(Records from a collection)
----------------
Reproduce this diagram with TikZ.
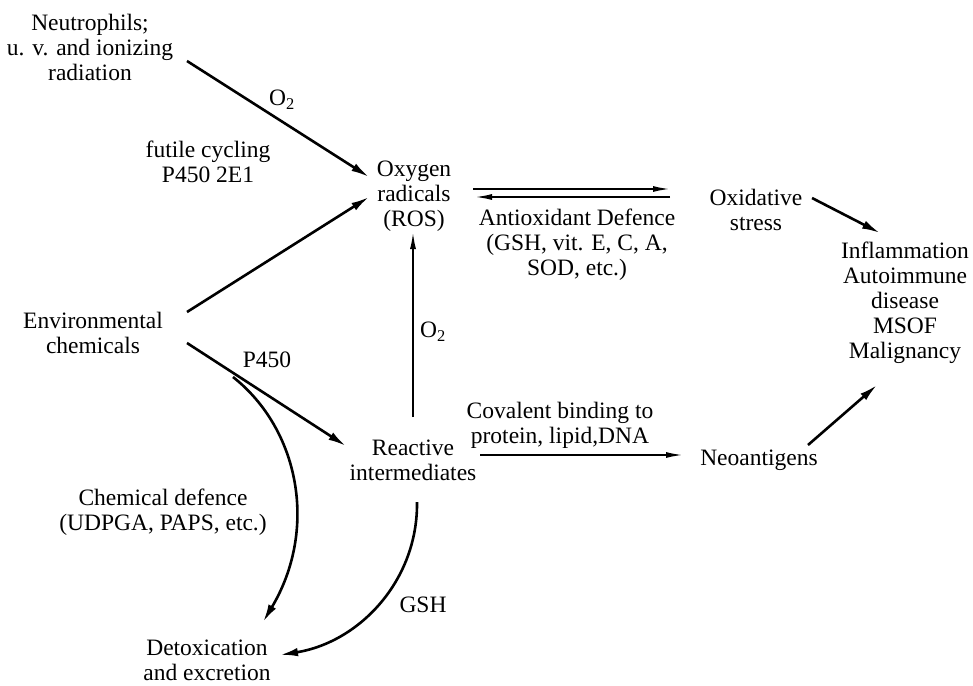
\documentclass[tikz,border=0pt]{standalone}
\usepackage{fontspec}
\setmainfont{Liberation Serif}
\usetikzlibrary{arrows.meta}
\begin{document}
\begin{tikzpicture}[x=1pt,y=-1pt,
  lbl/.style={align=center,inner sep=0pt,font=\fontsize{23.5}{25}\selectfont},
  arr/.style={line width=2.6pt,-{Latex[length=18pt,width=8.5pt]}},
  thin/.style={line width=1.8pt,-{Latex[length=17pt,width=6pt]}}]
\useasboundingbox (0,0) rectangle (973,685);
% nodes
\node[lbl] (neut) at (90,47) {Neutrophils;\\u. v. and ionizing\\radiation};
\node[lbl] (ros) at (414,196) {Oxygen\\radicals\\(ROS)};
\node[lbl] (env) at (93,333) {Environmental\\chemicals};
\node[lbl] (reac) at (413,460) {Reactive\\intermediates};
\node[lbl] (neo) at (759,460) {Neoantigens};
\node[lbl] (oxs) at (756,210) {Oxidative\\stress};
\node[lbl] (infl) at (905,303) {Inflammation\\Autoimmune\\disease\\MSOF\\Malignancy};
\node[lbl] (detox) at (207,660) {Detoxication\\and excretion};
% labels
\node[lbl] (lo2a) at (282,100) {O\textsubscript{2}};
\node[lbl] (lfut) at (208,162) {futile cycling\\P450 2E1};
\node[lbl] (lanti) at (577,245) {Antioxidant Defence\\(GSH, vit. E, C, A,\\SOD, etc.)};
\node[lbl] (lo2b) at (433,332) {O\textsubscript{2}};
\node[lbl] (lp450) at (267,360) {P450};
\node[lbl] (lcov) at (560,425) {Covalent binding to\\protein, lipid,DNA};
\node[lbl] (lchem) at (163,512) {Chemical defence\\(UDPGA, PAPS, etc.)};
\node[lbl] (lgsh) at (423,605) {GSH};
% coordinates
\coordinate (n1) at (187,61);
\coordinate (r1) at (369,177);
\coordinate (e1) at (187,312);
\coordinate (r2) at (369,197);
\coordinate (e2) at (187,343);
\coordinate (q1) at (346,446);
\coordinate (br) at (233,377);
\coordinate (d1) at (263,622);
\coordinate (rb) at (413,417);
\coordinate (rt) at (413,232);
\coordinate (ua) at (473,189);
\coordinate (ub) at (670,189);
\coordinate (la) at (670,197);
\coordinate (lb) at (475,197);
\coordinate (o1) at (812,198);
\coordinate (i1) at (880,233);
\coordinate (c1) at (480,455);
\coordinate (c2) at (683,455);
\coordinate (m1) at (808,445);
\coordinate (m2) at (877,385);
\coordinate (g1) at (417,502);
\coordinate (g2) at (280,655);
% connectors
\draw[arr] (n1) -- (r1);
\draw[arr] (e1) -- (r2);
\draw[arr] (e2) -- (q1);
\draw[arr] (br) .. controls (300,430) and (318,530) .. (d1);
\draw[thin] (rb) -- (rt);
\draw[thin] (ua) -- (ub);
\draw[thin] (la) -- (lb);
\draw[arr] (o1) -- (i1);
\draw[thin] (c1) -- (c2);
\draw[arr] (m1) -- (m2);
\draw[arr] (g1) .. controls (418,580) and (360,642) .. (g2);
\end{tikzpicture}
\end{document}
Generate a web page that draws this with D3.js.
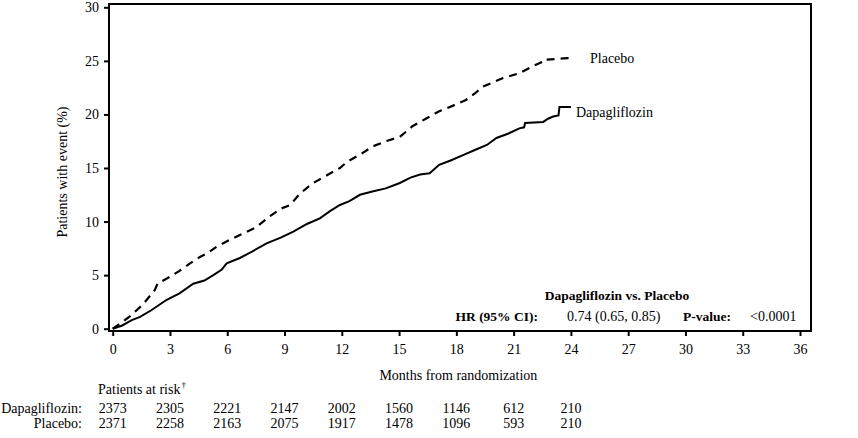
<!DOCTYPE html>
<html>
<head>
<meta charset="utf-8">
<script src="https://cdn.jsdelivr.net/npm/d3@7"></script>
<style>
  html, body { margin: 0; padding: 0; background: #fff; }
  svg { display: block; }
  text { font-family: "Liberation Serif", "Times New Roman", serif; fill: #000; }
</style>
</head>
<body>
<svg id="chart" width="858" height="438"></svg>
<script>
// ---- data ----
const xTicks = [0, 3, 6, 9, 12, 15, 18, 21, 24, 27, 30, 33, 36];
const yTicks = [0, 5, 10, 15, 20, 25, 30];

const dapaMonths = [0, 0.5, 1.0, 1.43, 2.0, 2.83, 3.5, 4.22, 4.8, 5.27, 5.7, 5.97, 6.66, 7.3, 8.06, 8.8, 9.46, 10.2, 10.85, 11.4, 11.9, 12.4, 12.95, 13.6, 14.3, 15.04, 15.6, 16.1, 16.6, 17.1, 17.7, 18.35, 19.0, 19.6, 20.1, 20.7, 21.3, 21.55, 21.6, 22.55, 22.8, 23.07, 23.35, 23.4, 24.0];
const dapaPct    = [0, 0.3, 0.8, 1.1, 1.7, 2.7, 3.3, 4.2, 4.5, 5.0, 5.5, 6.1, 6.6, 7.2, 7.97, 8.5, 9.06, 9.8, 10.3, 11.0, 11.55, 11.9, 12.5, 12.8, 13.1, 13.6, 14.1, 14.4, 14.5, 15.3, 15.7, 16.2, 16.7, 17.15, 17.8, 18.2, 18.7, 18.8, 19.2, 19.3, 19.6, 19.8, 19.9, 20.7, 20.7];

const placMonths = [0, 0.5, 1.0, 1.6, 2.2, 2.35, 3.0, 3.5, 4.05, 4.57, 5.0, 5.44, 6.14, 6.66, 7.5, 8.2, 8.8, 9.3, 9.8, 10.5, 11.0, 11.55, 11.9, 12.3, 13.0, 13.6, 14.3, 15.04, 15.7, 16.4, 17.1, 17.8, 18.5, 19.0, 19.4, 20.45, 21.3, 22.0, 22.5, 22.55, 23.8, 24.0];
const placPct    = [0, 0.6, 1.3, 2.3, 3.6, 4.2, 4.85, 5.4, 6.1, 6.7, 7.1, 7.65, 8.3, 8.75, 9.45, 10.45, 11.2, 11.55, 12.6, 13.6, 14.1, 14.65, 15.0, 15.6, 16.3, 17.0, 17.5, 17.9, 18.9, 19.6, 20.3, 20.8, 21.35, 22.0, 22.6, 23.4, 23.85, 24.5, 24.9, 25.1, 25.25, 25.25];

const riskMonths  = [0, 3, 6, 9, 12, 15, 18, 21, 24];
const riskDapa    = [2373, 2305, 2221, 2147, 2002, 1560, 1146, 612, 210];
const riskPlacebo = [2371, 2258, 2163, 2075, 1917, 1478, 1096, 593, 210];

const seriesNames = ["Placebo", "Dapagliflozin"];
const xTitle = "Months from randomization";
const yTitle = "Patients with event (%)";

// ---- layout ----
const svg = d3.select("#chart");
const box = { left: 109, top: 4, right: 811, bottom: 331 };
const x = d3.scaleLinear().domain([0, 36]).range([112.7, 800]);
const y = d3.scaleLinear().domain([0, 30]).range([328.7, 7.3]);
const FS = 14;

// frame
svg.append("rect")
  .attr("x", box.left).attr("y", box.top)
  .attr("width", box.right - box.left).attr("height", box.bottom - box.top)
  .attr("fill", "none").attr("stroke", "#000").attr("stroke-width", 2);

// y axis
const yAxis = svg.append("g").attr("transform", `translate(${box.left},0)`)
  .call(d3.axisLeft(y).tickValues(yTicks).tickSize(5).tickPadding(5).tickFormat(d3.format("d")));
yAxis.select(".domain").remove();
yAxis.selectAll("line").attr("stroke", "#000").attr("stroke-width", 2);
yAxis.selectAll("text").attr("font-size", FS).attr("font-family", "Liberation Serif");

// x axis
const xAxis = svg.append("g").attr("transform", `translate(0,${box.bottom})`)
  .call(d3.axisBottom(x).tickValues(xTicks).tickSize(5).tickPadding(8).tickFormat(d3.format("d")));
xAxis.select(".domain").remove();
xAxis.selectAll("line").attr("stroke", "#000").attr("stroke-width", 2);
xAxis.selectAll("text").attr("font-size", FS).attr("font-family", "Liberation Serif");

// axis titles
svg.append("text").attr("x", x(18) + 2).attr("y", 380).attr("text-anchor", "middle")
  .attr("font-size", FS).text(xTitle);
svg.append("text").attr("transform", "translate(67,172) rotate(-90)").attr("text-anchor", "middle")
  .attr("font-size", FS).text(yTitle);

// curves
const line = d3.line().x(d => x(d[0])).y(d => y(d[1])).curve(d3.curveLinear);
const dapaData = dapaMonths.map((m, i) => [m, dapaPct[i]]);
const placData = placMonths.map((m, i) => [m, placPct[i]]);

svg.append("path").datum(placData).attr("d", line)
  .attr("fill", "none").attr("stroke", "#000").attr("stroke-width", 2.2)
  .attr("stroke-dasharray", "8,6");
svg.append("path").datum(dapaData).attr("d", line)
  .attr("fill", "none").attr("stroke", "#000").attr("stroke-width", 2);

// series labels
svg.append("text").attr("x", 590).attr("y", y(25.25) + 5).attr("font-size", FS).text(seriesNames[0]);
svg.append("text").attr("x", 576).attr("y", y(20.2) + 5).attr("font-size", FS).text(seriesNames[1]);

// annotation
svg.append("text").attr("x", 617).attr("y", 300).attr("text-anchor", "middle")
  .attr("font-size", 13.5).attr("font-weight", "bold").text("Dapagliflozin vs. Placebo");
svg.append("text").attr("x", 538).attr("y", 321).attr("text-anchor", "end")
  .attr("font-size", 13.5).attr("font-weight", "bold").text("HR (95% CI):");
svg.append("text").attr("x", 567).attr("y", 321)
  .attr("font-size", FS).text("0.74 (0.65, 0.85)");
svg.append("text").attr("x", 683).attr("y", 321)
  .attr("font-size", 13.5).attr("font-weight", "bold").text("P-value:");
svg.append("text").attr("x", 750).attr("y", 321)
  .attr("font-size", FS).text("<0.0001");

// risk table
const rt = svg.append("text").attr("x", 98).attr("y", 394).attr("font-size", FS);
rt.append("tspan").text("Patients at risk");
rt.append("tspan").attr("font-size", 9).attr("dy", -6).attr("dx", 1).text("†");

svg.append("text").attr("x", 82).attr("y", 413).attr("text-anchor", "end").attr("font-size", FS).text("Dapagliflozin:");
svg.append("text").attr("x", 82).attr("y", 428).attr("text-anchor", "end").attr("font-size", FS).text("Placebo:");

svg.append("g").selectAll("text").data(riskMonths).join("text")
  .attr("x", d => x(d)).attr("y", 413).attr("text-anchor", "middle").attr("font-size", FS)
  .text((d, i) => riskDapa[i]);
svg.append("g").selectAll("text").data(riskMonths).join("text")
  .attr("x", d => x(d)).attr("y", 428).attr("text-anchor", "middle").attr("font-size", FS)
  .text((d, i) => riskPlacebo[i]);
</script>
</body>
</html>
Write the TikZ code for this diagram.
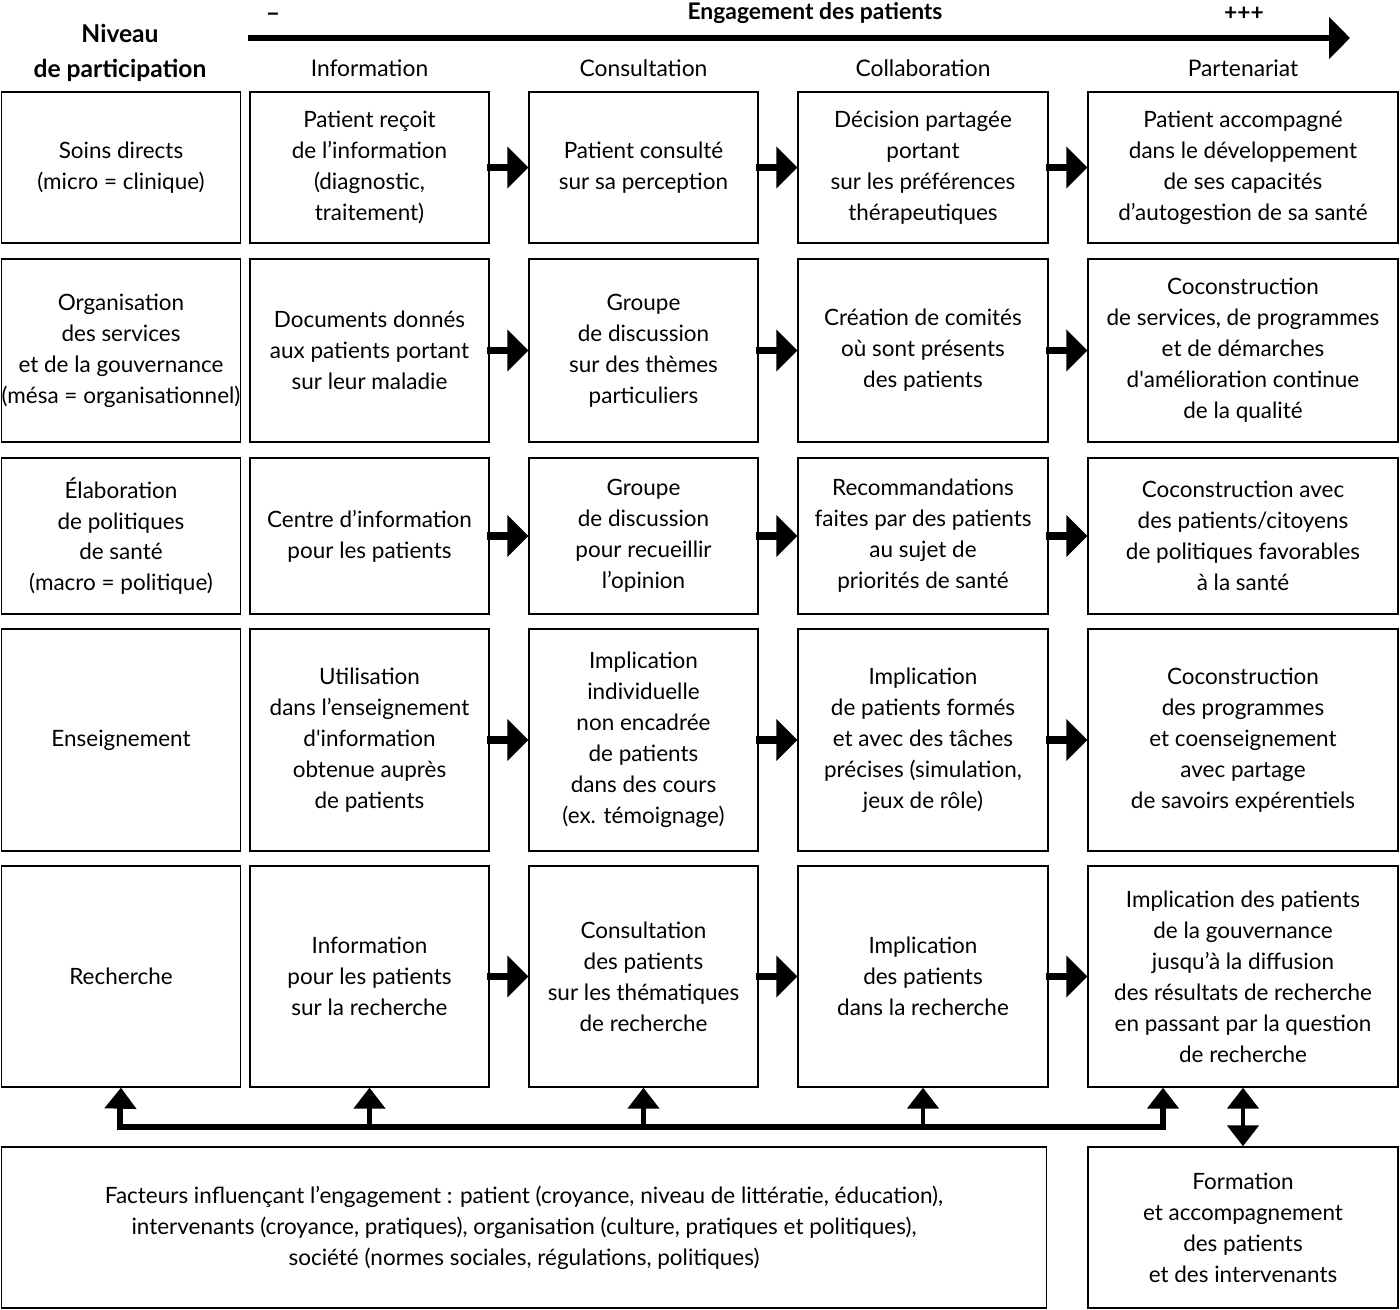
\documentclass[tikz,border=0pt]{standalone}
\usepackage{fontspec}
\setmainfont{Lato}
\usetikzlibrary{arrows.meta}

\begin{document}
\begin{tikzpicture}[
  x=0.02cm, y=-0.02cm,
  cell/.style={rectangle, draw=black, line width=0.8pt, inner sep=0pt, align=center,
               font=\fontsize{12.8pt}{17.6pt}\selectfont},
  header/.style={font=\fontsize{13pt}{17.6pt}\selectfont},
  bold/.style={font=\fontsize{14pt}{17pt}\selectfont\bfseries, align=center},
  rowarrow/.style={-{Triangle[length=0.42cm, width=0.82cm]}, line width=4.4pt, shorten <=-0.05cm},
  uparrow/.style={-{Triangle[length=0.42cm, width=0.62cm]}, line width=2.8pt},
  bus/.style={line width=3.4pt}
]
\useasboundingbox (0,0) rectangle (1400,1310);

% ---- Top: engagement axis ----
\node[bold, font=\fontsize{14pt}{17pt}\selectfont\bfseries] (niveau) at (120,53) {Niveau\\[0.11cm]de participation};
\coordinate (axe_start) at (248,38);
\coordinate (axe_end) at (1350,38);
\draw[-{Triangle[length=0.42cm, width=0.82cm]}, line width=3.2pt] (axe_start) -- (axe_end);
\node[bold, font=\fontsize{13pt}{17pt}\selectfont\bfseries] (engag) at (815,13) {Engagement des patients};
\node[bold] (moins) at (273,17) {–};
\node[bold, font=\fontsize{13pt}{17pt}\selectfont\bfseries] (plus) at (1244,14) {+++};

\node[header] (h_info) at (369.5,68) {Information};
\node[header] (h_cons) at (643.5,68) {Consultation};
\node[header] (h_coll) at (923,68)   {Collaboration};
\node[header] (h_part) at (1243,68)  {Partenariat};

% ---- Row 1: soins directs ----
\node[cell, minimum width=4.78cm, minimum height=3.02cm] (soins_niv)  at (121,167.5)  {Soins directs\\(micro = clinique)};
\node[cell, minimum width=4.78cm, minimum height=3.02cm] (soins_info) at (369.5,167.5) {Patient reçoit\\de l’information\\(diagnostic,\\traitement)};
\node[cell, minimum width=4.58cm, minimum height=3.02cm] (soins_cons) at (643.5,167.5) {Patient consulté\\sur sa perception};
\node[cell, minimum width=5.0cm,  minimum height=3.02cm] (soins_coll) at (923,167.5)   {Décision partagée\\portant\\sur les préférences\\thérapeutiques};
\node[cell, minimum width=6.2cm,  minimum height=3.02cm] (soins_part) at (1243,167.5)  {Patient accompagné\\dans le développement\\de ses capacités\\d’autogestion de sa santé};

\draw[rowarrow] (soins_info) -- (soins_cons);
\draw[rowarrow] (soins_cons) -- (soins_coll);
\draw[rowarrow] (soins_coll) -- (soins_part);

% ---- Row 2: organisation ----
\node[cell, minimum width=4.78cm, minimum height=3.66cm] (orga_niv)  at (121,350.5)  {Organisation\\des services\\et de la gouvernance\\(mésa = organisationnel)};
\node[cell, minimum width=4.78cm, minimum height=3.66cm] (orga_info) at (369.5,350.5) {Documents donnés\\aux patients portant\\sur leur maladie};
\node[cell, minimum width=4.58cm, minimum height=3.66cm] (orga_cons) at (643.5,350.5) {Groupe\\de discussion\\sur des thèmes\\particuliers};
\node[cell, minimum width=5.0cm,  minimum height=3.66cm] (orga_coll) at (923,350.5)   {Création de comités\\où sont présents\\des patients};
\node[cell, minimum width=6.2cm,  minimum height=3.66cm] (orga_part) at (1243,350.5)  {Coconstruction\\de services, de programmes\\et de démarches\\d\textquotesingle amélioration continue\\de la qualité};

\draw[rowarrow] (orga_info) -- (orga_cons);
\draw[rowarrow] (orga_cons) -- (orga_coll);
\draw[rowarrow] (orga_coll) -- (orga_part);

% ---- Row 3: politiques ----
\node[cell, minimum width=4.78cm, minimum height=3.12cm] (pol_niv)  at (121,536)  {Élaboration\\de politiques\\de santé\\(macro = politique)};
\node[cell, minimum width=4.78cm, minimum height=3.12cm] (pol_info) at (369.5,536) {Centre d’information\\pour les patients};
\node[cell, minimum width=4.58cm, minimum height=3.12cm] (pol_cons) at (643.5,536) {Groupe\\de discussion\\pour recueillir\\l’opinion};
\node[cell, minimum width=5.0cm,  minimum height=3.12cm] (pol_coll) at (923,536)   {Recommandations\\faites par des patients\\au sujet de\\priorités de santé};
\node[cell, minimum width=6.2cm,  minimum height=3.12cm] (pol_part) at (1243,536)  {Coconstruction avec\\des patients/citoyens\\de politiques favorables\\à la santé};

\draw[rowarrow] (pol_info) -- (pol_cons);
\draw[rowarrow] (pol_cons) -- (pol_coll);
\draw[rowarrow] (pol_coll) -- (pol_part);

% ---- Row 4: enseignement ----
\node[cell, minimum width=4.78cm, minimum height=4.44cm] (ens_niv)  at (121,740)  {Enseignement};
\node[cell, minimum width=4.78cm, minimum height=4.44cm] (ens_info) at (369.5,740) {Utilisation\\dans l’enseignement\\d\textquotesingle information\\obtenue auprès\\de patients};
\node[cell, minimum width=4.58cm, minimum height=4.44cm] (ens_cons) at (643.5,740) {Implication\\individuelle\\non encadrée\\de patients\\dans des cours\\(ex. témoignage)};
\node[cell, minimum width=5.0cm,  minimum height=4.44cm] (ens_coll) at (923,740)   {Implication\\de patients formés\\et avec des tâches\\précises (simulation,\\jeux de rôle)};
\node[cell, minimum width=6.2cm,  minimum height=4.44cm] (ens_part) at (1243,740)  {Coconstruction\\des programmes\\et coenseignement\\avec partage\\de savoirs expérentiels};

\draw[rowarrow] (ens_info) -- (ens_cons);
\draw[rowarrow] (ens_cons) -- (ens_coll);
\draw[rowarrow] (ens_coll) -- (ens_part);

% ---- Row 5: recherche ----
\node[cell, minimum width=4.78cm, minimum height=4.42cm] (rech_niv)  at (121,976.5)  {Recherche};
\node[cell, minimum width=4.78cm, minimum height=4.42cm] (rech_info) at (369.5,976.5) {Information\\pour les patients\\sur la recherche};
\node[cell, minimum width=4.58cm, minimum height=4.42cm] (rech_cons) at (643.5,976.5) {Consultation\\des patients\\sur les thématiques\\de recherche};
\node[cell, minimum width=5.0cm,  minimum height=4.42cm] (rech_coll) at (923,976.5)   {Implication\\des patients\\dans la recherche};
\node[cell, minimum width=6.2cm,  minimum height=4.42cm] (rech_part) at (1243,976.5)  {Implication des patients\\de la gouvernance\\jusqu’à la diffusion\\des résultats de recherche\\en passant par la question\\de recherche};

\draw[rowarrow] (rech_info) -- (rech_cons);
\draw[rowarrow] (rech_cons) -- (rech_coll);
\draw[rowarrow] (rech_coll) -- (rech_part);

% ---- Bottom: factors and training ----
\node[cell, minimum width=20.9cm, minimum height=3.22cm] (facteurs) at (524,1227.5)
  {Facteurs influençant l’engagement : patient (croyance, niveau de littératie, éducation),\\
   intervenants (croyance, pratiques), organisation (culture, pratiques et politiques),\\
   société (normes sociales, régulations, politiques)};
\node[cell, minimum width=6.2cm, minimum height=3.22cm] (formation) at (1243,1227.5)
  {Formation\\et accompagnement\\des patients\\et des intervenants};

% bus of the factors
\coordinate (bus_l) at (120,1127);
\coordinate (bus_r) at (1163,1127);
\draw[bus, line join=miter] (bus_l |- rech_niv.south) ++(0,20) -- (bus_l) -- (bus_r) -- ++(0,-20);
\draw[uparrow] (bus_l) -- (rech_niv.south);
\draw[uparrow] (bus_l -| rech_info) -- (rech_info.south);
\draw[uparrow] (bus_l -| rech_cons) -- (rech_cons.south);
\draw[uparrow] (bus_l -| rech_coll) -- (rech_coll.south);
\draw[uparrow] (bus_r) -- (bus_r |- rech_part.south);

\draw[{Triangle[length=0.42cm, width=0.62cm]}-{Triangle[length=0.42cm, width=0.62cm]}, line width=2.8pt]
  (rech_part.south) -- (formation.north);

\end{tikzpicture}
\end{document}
----------------
Task brief: Copy, exactly as they stand, the lines from the one that holds "Generate a web" to the one that holds "const yTicks = [0, 5, 10, 15, 20, 25, 30];", both included, and drop every picture.

Output:
Generate a web page that draws this with D3.js.
<!DOCTYPE html>
<html>
<head>
<meta charset="utf-8">
<script src="https://cdn.jsdelivr.net/npm/d3@7"></script>
<style>
  html, body { margin: 0; padding: 0; background: #fff; }
  svg { display: block; }
  text { font-family: "Liberation Serif", "Times New Roman", serif; fill: #000; }
</style>
</head>
<body>
<svg id="chart" width="858" height="438"></svg>
<script>
// ---- data ----
const xTicks = [0, 3, 6, 9, 12, 15, 18, 21, 24, 27, 30, 33, 36];
const yTicks = [0, 5, 10, 15, 20, 25, 30];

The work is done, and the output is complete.